Menelusuri Jejak Toleransi: Cerita dari Tur Silaturahmi GNFI ke Katedral dan Istiqlal

Jakarta — Di tengah hiruk-pikuk ibu kota, sekelompok anak muda dari berbagai latar belakang keyakinan berkumpul bukan untuk berdemo atau beradu argumen, melainkan untuk saling mengenal—melalui Tur Silaturahmi yang digagas oleh GNFI (Good News From Indonesia), Sabtu (2/8/2025).

Tur ini bukan sekadar wisata sejarah atau kunjungan budaya. Ia adalah ruang belajar hidup bersama dalam perbedaan, dengan dua destinasi utama: Gereja Katedral Jakarta dan Masjid Istiqlal—ikon toleransi yang berdiri berdampingan di jantung Jakarta.

Perjalanan dimulai dari Katedral, bangunan megah peninggalan masa kolonial yang kini menjadi pusat Keuskupan Agung Jakarta. Di dalam museumnya, peserta diajak menyusuri jejak sejarah Katolik di Nusantara, menyaksikan film pendek tentang Katedral, hingga melihat koleksi peninggalan para pemuka agama, termasuk memorabilia dari kunjungan Paus ke Indonesia.

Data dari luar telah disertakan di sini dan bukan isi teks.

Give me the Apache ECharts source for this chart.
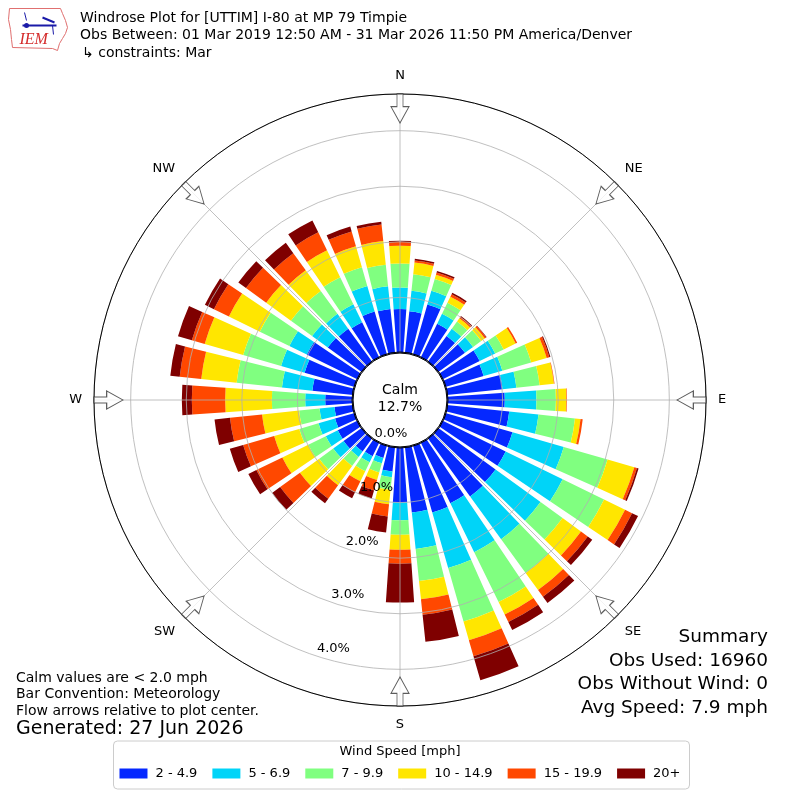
<!DOCTYPE html>
<html>
<head>
<meta charset="utf-8">
<script src="https://cdn.jsdelivr.net/npm/echarts@6/dist/echarts.min.js"></script>
<style>html,body{margin:0;padding:0;background:#fff}#c{width:800px;height:800px}</style>
</head>
<body>
<div id="c"></div>
<script>
// Directions (degrees clockwise from north), one bar each
const directions = ['0','10','20','30','40','50','60','70','80','90','100','110','120','130','140','150','160','170',
  '180','190','200','210','220','230','240','250','260','270','280','290','300','310','320','330','340','350'];

// Frequency (%) per speed bin, indexed by direction above
const bin2to5   = [0.79,0.76,0.94,0.68,0.58,0.60,0.75,0.72,1.01,1.04,1.13,1.26,1.27,1.28,1.30,1.22,1.26,1.19,1.00,0.45,0.24,0.28,0.30,0.41,0.40,0.37,0.34,0.50,0.74,0.94,1.02,0.76,0.74,0.71,0.81,0.80];
const bin5to7   = [0.39,0.37,0.26,0.20,0.16,0.18,0.31,0.35,0.25,0.57,0.53,0.96,1.14,1.00,0.95,0.98,1.04,0.66,0.32,0.10,0.10,0.12,0.12,0.23,0.24,0.31,0.27,0.36,0.55,0.44,0.35,0.35,0.33,0.36,0.48,0.41];
const bin7to10  = [0.43,0.30,0.22,0.22,0.16,0.18,0.17,0.54,0.42,0.35,0.66,0.82,0.83,0.49,0.75,1.00,1.00,0.58,0.26,0.23,0.17,0.18,0.20,0.31,0.35,0.36,0.37,0.60,0.82,0.71,0.59,0.47,0.51,0.54,0.35,0.39];
const bin10to15 = [0.32,0.21,0.08,0.12,0.07,0.08,0.24,0.29,0.26,0.19,0.10,0.50,0.42,0.41,0.38,0.25,0.35,0.33,0.27,0.26,0.14,0.20,0.43,0.43,0.52,0.47,0.67,0.84,0.64,0.72,0.62,0.55,0.46,0.54,0.39,0.43];
const bin15to20 = [0.07,0.04,0.04,0.05,0.03,0.03,0.03,0.05,0.01,0.01,0.04,0.05,0.14,0.15,0.15,0.15,0.30,0.28,0.25,0.22,0.20,0.22,0.30,0.44,0.52,0.58,0.58,0.60,0.39,0.24,0.30,0.45,0.38,0.36,0.28,0.30];
const bin20up   = [0.02,0.03,0.03,0.03,0.02,0.01,0.00,0.02,0.00,0.00,0.00,0.03,0.12,0.10,0.14,0.16,0.45,0.49,0.70,0.29,0.15,0.12,0.10,0.18,0.16,0.25,0.28,0.18,0.17,0.26,0.18,0.17,0.23,0.24,0.09,0.05];

const binNames  = ['2 - 4.9','5 - 6.9','7 - 9.9','10 - 14.9','15 - 19.9','20+'];
const binColors = ['#0528ff','#00d4f8','#80ff80','#ffe600','#ff4800','#7f0000'];
const binValues = [bin2to5, bin5to7, bin7to10, bin10to15, bin15to20, bin20up];

// Compass labels and flow arrows
const compassAngles = [0,45,90,135,180,225,270,315];
const compassLabels = ['N','NE','E','SE','S','SW','W','NW'];
const arrowRadius = 4.40;
const radialMax = 4.66;

const titleLines = ['Windrose Plot for [UTTIM] I-80 at MP 79 Timpie',
  'Obs Between: 01 Mar 2019 12:50 AM - 31 Mar 2026 11:50 PM America/Denver',
  '\u21b3 constraints: Mar'];
const noteLines = ['Calm values are < 2.0 mph','Bar Convention: Meteorology','Flow arrows relative to plot center.'];
const generatedText = 'Generated: 27 Jun 2026';
const summaryLines = ['Summary','Obs Used: 16960','Obs Without Wind: 0','Avg Speed: 7.9 mph'];
const calmText = 'Calm\n12.7%';

const FONT = 'DejaVu Sans';
const chart = echarts.init(document.getElementById('c'), null, {renderer:'canvas'});

const barSeries = binNames.map((name, i) => ({
  type: 'bar', name: name, coordinateSystem: 'polar', polarIndex: 0,
  stack: 'wind', data: binValues[i], barCategoryGap: '20%',
  itemStyle: {color: binColors[i]}, z: 2, silent: true
}));

const arrowSeries = {
  type: 'scatter', coordinateSystem: 'polar', polarIndex: 1, silent: true, z: 10,
  symbol: 'path://M6,0 L12,0 L12,12.7 L18,12.7 L9,29 L0,12.7 L6,12.7 Z',
  symbolSize: [18, 29],
  itemStyle: {color: '#ffffff', borderColor: '#333333', borderWidth: 1},
  data: compassAngles.map(a => ({value: [arrowRadius, a], symbolRotate: -a}))
};

const graphics = [];
titleLines.forEach((t, i) => graphics.push({
  type: 'text', left: i === 2 ? 82 : 80, top: 11 + i * 17.5,
  style: {text: t, font: '14px "' + FONT + '"', fill: '#000'}
}));
noteLines.forEach((t, i) => graphics.push({
  type: 'text', left: 16, top: 671 + i * 16.5,
  style: {text: t, font: '14px "' + FONT + '"', fill: '#000'}
}));
graphics.push({type: 'text', left: 16, top: 720, style: {text: generatedText, font: '19px "' + FONT + '"', fill: '#000'}});
summaryLines.forEach((t, i) => graphics.push({
  type: 'text', right: 32, top: 628 + i * 23.5,
  style: {text: t, font: '18.5px "' + FONT + '"', fill: '#000', align: 'right'}
}));
graphics.push({type: 'text', x: 400, y: 399, z: 20,
  style: {text: calmText, font: '14px "' + FONT + '"', fill: '#000', align: 'center', verticalAlign: 'middle', lineHeight: 17}});
graphics.push({type: 'text', x: 400, y: 752, z: 20,
  style: {text: 'Wind Speed [mph]', font: '13px "' + FONT + '"', fill: '#000', align: 'center', verticalAlign: 'middle'}});
// IEM logo
graphics.push({type: 'group', left: 6, top: 6, children: [
  {type: 'polyline', shape: {points: [[1,1],[52,1],[54,6],[57,13],[59,20],[57,26],[54,31],[51,36],[49,43],[44,41],[4,40],[3,32],[2,22],[0,12],[1,1]]},
   style: {stroke: '#e07070', lineWidth: 1, fill: null}},
  {type: 'line', shape: {x1: 14, y1: 18, x2: 48, y2: 18}, style: {stroke: '#1a1aa8', lineWidth: 2}},
  {type: 'circle', shape: {cx: 18, cy: 18, r: 2.5}, style: {fill: '#1a1aa8'}},
  {type: 'line', shape: {x1: 34, y1: 10, x2: 46, y2: 15}, style: {stroke: '#1a1aa8', lineWidth: 2}},
  {type: 'line', shape: {x1: 44, y1: 18, x2: 45, y2: 27}, style: {stroke: '#1a1aa8', lineWidth: 1}},
  {type: 'line', shape: {x1: 16, y1: 5, x2: 18, y2: 13}, style: {stroke: '#1a1aa8', lineWidth: 1}},
  {type: 'text', x: 11, y: 24, style: {text: 'IEM', font: 'italic 16px "Liberation Serif"', fill: '#d42a2a'}}
]});

const option = {
  animation: false,
  backgroundColor: '#ffffff',
  textStyle: {fontFamily: FONT},
  polar: [
    {center: ['50%','50%'], radius: [47, 306]},
    {center: ['50%','50%'], radius: [47, 306]},
    {center: ['50%','50%'], radius: [35, 294]},
    {center: ['50%','50%'], radius: [0, 48]}
  ],
  angleAxis: [
    {polarIndex: 0, type: 'category', data: directions, startAngle: 95, clockwise: true,
     axisLine: {show: false}, axisTick: {show: false}, axisLabel: {show: false}, splitLine: {show: false}},
    {polarIndex: 1, type: 'value', min: 0, max: 360, interval: 45, startAngle: 90, clockwise: true, z: 5,
     axisLine: {show: true, lineStyle: {color: '#000', width: 1}}, axisTick: {show: false},
     axisLabel: {show: true, margin: 12, fontSize: 13, color: '#000', fontFamily: FONT,
       formatter: v => { const k = compassAngles.indexOf(v); return k >= 0 ? compassLabels[k] : ''; }},
     splitLine: {show: true, lineStyle: {color: '#b0b0b0', width: 0.8}}},
    {polarIndex: 2, type: 'value', min: 0, max: 360, startAngle: 255, clockwise: true,
     axisLine: {show: false}, axisTick: {show: false}, axisLabel: {show: false}, splitLine: {show: false}},
    {polarIndex: 3, type: 'value', min: 0, max: 360, startAngle: 90, z: 6,
     axisLine: {show: true, lineStyle: {color: '#000', width: 1}}, axisTick: {show: false}, axisLabel: {show: false}, splitLine: {show: false}}
  ],
  radiusAxis: [
    {polarIndex: 0, type: 'value', min: 0, max: radialMax, axisLine: {show: false}, axisTick: {show: false}, axisLabel: {show: false}, splitLine: {show: false}},
    {polarIndex: 1, type: 'value', min: 0, max: radialMax, interval: 1, z: 5,
     axisLine: {show: false}, axisTick: {show: false}, axisLabel: {show: false},
     splitLine: {show: true, lineStyle: {color: '#b0b0b0', width: 0.8}}},
    {polarIndex: 2, type: 'value', min: 0, max: radialMax, interval: 1, z: 7,
     axisLine: {show: false}, axisTick: {show: false}, splitLine: {show: false},
     axisLabel: {show: true, margin: 0, align: 'center', verticalAlign: 'middle', fontSize: 13, color: '#000', fontFamily: FONT,
       formatter: v => (Math.abs(v - Math.round(v)) < 1e-6 ? v.toFixed(1) + '%' : '')}},
    {polarIndex: 3, type: 'value', min: 0, max: 1, axisLine: {show: false}, axisTick: {show: false}, axisLabel: {show: false}, splitLine: {show: false}}
  ],
  legend: {
    data: binNames, left: 'center', top: 741, orient: 'horizontal',
    itemWidth: 28, itemHeight: 10, itemGap: 15, icon: 'rect',
    padding: [26, 9, 9, 6], borderColor: '#cccccc', borderWidth: 1, borderRadius: 4,
    textStyle: {fontSize: 13, color: '#000', fontFamily: FONT, padding: [0, 0, 0, 3]},
    selectedMode: false
  },
  graphic: graphics,
  series: barSeries.concat([arrowSeries])
};
chart.setOption(option);
</script>
</body>
</html>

Pemandu bernama Mariana menjelaskan bahwa istilah Katedral berasal dari kata Latin katedra, yang berarti “takhta” atau kursi uskup—sebuah penegasan akan peran penting uskup sebagai pemimpin gereja.

Tak hanya berkeliling museum, peserta juga diberi kesempatan masuk ke area ibadah. Meski dibatasi oleh tali pembatas, ruang itu tetap membuka jendela pengalaman bagi peserta untuk merasakan suasana khas gereja, bahkan menyaksikan persiapan sakramen baptis yang akan digelar.

Dari Katedral, peserta melanjutkan perjalanan melalui Terowongan Silaturahmi—sebuah lorong penghubung bawah tanah yang bukan sekadar tempat menyeberang, melainkan simbol persahabatan dua rumah ibadah besar di Indonesia.

Di sepanjang lorong yang tak sampai 40 meter itu, diperdengarkan suara lonceng gereja dan bedug masjid secara bersamaan. Dindingnya dihiasi instalasi seni yang menggambarkan dua tangan bersalaman, melambangkan harapan akan kerukunan yang nyata.

“Terowongan ini bukan hanya penghubung fisik, tapi juga simbol ikatan spiritual dan sosial,” ujar Didi Hadian, pemandu dari pihak Masjid Istiqlal.

Sesampainya di Masjid Istiqlal, peserta tak hanya diajak menikmati kemegahan arsitekturnya—dengan kubah 45 meter dan ornamen bulan-bintang setinggi 17 meter yang merepresentasikan tanggal kemerdekaan Indonesia. Mereka juga berdiskusi tentang makna toleransi dalam kehidupan berbangsa.

Diskusi yang digelar di perpustakaan Istiqlal menghadirkan dua narasumber lintas iman: Dr. Ahmad Shaleh Amin dari Badan Pengelola Masjid Istiqlal, dan Susyana Suwadie dari Gereja Katedral.

Amin menegaskan pentingnya saling memahami antarumat beragama agar bisa bersama-sama memakmurkan bumi. “Semua agama mengajarkan kebaikan. Maka kolaborasi antarumat adalah keniscayaan, bukan pilihan,” katanya.

Sementara Susyana mengajak peserta merefleksikan Deklarasi Istiqlal, yang ditandatangani oleh Paus Fransiskus dan Imam Besar Istiqlal, Nasaruddin Umar, pada 2024 lalu. Deklarasi itu menegaskan pentingnya kerja sama lintas agama untuk merawat bumi, menyuarakan perdamaian, dan menanggulangi isu-isu global seperti kekerasan dan perubahan iklim.

“Inti toleransi adalah berbela rasa dan menjaga rumah bersama yang kita sebut bumi,” ujar Susyana menutup sesi diskusi.

Tur Silaturahmi GNFI membuktikan bahwa toleransi bukan sekadar wacana, tetapi pengalaman yang bisa dihidupkan. Melalui kunjungan, percakapan, dan rasa ingin tahu, generasi muda diajak membuka mata dan hati untuk melihat bahwa keberagaman bukan halangan, melainkan kekayaan yang harus dirawat bersama.